It appears that hackers sent hundreds of drivers to the same pick-up point in Moscow causing a major traffic jam.
https://cybernews.com/cyber-war/hackers-created-an-enormous-traffic-jam-in-moscow/
Lots of theories on this one. My bet is that a rival company did it but.....
Your thoughts?
d
Hi,
I have some doubts that this is a rival company as there also have been reports that the message asking drivers to switch to a competitor (Wheely) was more likely another fake here, too.
This is more like any other denial of service attack: unfortunately there are too many miscreants out there who simply enjoy the visible trouble they cause.
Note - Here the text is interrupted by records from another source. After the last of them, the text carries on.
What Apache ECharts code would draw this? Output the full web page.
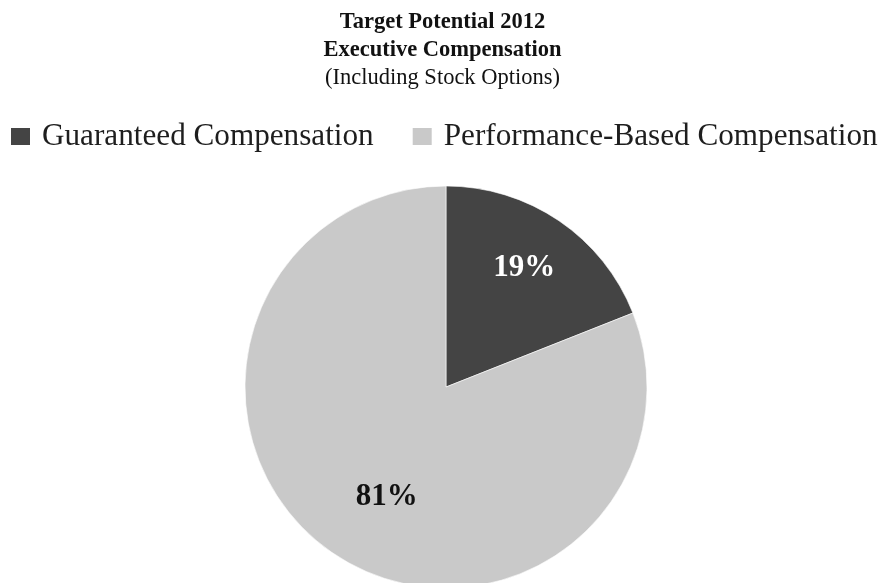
<!DOCTYPE html>
<html>
<head>
<meta charset="utf-8">
<script src="https://cdn.jsdelivr.net/npm/echarts@6/dist/echarts.min.js"></script>
<style>
html,body{margin:0;padding:0;background:#fff;}
#chart{width:885px;height:583px;}
</style>
</head>
<body>
<div id="chart"></div>
<script>
const titleLines = ['Target Potential 2012', 'Executive Compensation', '(Including Stock Options)'];
const categories = ['Guaranteed Compensation', 'Performance-Based Compensation'];
const values = [19, 81];
const colors = ['#444444', '#c9c9c9'];
const labelColors = ['#ffffff', '#111111'];
const labelShift = [[20, -33], [-1, 24]];

const chart = echarts.init(document.getElementById('chart'), null, {renderer: 'canvas'});
const FONT = '"Liberation Serif", "Times New Roman", serif';

chart.setOption({
  animation: false,
  backgroundColor: '#ffffff',
  title: {
    left: 'center',
    top: 3,
    text: '{b|' + titleLines[0] + '}\n{b|' + titleLines[1] + '}\n{n|' + titleLines[2] + '}',
    textStyle: {
      rich: {
        b: {fontFamily: FONT, fontSize: 22.5, fontWeight: 'bold', color: '#111', lineHeight: 28},
        n: {fontFamily: FONT, fontSize: 22.5, fontWeight: 'normal', color: '#111', lineHeight: 28}
      }
    }
  },
  legend: {
    left: 4,
    top: 116,
    width: 881,
    padding: 5,
    itemWidth: 21,
    itemHeight: 19,
    itemGap: 37,
    icon: 'rect',
    data: categories,
    textStyle: {fontFamily: FONT, fontSize: 31.2, color: '#1e1e1e', padding: [0, 0, 0, 6]}
  },
  series: [{
    type: 'pie',
    center: [446, 387],
    radius: [0, 201],
    startAngle: 90,
    clockwise: true,
    data: categories.map((c, i) => ({
      name: c,
      value: values[i],
      itemStyle: {color: colors[i]},
      label: {color: labelColors[i]}
    })),
    itemStyle: {borderColor: '#ffffff', borderWidth: 0.6},
    label: {
      show: true,
      position: 'inside',
      formatter: p => p.value + '%',
      fontFamily: FONT,
      fontSize: 31,
      fontWeight: 'bold'
    },
    labelLine: {show: false},
    emphasis: {disabled: true},
    labelLayout: p => ({dx: labelShift[p.dataIndex][0], dy: labelShift[p.dataIndex][1]})
  }]
});
</script>
</body>
</html>
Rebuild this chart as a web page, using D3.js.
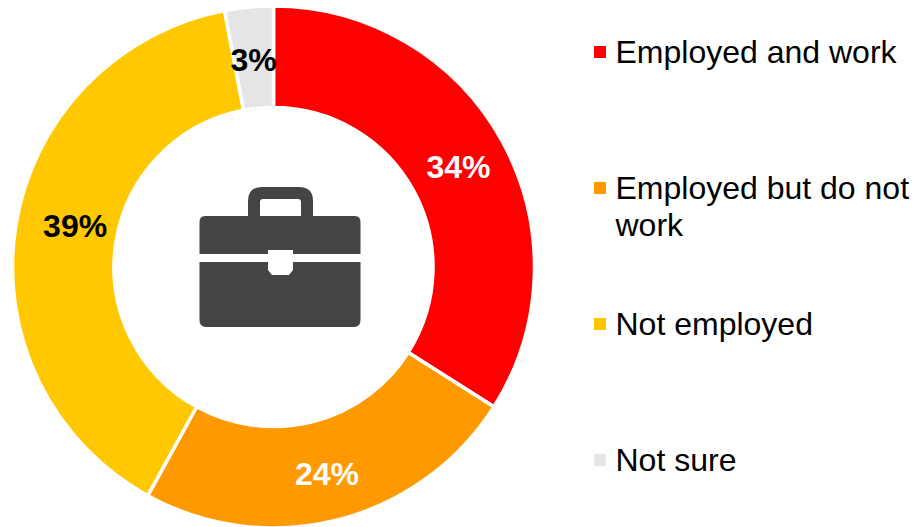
<!DOCTYPE html>
<html>
<head>
<meta charset="utf-8">
<script src="https://cdn.jsdelivr.net/npm/d3@7/dist/d3.min.js"></script>
<style>
html,body{margin:0;padding:0;background:#fff;}
svg{display:block;}
text{font-family:"Liberation Sans",Arial,sans-serif;}
</style>
</head>
<body>
<svg id="chart" width="916" height="527"></svg>
<script>
const categories = ["Employed and work", "Employed but do not work", "Not employed", "Not sure"];
const values = [34, 24, 39, 3];
const colors = ["#ff0000", "#ff9900", "#ffc800", "#e5e5e5"];
const labelColors = ["#ffffff", "#ffffff", "#000000", "#000000"];
const legendLines = [["Employed and work"], ["Employed but do not", "work"], ["Not employed"], ["Not sure"]];
const legendRows = [52, 188, 324, 460];
// Hand placement of the percentage labels relative to their slice centres
const labelShiftX = [0, 1, 10, 0];
const labelShiftY = [1, 2, -8, 3];

const svg = d3.select("#chart");
const cx = 273.5, cy = 267, outerR = 261, innerR = 159.5;

const pie = d3.pie().sort(null).value(d => d);
const arc = d3.arc().innerRadius(innerR).outerRadius(outerR);
const labelArc = d3.arc().innerRadius(211).outerRadius(211);

const ring = svg.append("g").attr("transform", `translate(${cx},${cy})`);
const arcs = pie(values);

ring.selectAll("path").data(arcs).join("path")
  .attr("d", arc)
  .attr("fill", (d, i) => colors[i])
  .attr("stroke", "#ffffff")
  .attr("stroke-width", 3.5);

ring.selectAll("text").data(arcs).join("text")
  .attr("transform", (d, i) => {
    const [x, y] = labelArc.centroid(d);
    return `translate(${x + labelShiftX[i]},${y + labelShiftY[i]})`;
  })
  .attr("text-anchor", "middle")
  .attr("dy", "0.35em")
  .attr("font-size", 32)
  .attr("font-weight", "bold")
  .attr("fill", (d, i) => labelColors[i])
  .text(d => d.value + "%");

// Briefcase glyph in the middle of the ring
const icon = svg.append("g").attr("fill", "#444444");
icon.append("path").attr("fill-rule", "evenodd").attr("d",
  "M248 216V201Q248 187 262 187H299Q313 187 313 201V216H301V202Q301 199 298 199H263Q260 199 260 202V216Z");
icon.append("path").attr("d",
  "M205 216H355Q360.5 216 360.5 222V254H293V250H268V254H199.5V222Q199.5 216 205 216Z");
icon.append("path").attr("d",
  "M199.5 262H268V270L272 275H289L293 270V262H360.5V320Q360.5 327 354 327H206Q199.5 327 199.5 320Z");

// Legend
const legend = svg.append("g").selectAll("g").data(categories).join("g")
  .attr("transform", (d, i) => `translate(594,${legendRows[i]})`);

legend.append("rect")
  .attr("x", 0).attr("y", -6)
  .attr("width", 12).attr("height", 12)
  .attr("fill", (d, i) => colors[i]);

legend.each(function (d, i) {
  d3.select(this).selectAll("text").data(legendLines[i]).join("text")
    .attr("x", 21.5)
    .attr("y", (t, j) => 11 + j * 37)
    .attr("font-size", 32)
    .attr("fill", "#000000")
    .text(t => t);
});
</script>
</body>
</html>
Interesting to see that there were no reports about ransom and no group claims this attack for themselves - which is another reason why I believe that this is more a general disruptive attack.
I am more worried that all media simply reused the words from the first twitter message and repeated the claim that Yandex was hacked. Their own responses however simply indicate that these were fake orders created by fake accounts and we can argue if this should be titled as a group have hacked the company.
Yandex also replied that they have adjusted their systems to detect (and hopefully also prevent) such attacks in the future. This can be done by throttling the orders to a location but I am more interested on how these folks could create the required fake accounts. Is there someone from Russia who could explain on how their account verification works (phone number verification via SMS? email verification via link? credit card verification? any captchas involved to avoid mass creation? etc.)? Any reports on whether these were new created fake accounts (how many?) or account takeovers of existing accounts (e.g. credentials stuffing)?